Внизу народу только прибавилось. Отдыхающие горнолыжной базы начали просыпаться и видели, наверное, в окна, что здесь произошло нечто необычное. А любопытство, как известно, двигатель прогресса. Но Мартинесом руководило вовсе не любопытство. Его сильно интересовало все еще оставшееся открытым окно номера профессора Скипидарова. Ведь именно к этому окну полковник и направлялся со своими людьми. И даже приготовился соответствующим образом, захватив с собой моток широкого, в двадцать сантиметров, мотка специального скотча. Заклеиваешь этим скотчем стекло, выдавливаешь его, осколки не падают, звука практически нет. Потом сами осколки вместе со скотчем убираешь и так же неслышно проникаешь в помещение. Однако скотч не понадобился.
Остановившись около группы людей, полковник спросил:
– А что здесь произошло?
– Убили двоих, – ответил разбитной парень с вонючей сигаретой в руке.
– Кого? За что? – последовал следующий вопрос.
– Наверное, за дело. Просто так, ради удовольствия, у нас убивают редко. Россия – не Америка. Это там психопат на психопате, и все с оружием.
Высказано это было так, словно парень говорил американцу. Но Мартинес не желал признавать себя американцем и потому пропустил комментарий мимо ушей. А тут из корпуса вышел отставной подполковник Кольчугин с каким-то высоким и сухощавым человеком в штатском, но с откровенной военной выправкой. Человек о чем-то спрашивал Кольчугина, но тот или не знал, что ответить, или вообще отвечать не хотел и больше пожимал плечами, чем говорил.

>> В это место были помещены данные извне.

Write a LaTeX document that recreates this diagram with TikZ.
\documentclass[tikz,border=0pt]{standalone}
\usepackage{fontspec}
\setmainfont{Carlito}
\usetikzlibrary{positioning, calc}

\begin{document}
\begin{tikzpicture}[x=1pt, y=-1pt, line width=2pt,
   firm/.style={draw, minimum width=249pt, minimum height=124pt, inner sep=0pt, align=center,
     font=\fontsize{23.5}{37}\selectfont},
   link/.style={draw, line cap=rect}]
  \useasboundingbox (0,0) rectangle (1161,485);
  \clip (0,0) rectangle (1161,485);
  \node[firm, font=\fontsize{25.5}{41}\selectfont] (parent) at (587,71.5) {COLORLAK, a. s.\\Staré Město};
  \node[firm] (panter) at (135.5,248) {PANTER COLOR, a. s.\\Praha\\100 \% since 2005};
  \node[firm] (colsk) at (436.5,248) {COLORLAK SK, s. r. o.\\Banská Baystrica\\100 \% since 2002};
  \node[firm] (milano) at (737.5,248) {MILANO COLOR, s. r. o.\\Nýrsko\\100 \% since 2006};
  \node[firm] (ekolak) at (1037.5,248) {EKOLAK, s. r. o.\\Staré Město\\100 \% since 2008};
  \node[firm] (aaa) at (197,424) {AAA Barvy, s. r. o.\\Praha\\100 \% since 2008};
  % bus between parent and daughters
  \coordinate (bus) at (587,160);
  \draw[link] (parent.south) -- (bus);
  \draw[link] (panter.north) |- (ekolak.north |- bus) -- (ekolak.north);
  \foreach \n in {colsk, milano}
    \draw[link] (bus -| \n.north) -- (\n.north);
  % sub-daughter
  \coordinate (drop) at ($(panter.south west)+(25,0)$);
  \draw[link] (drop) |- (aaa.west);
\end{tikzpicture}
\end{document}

Мартинес выдвинулся из толпы прямо под свет фонаря, и Кольчугин сразу увидел его, сказал еще что-то своему спутнику, словно извинился, что вынужден его покинуть, и двинулся напрямую к Мартинесу. Настоящий полковник и отставной подполковник пожали друг другу руки, как старые приятели, и так же приветливо друг другу улыбнулись.
– Вы не с Тенгизом? – спросил Давид Вениаминович.
– Он долго спит. А я пташка ранняя. Люблю забраться на гору, где уже светло, из темноты, а потом вместе со светом неторопливо спускаться. Но здесь, в горах, рассвет бывает таким быстрым, что и на лыжах за ним не угонишься.
– Вы, мистер Валентино, романтик, – без осуждения сказал Кольчугин.
– Да, наверное, – согласился полковник. – А что здесь произошло? Я сверху увидел и решил спуститься, узнать.
– Хорошее у вас зрение. – Кольчугин глянул в сторону гор, которые уже высвечивали черным силуэтом на фоне светлеющего неба. Мартинес понял, что перегнул. Сверху, с трассы для начинающих, сюда посмотреть было невозможно. Но объяснять что-то Мартинес не стал, потому что оправдывается только тот, кто чувствует свою вину. Вину показывать нельзя, даже если она есть. Пусть Кольчугин понимает как хочет, пусть на плохое знание русского языка списывает. Это не важно.
– В толпе говорят, убили кого-то? Говорят, даже двоих?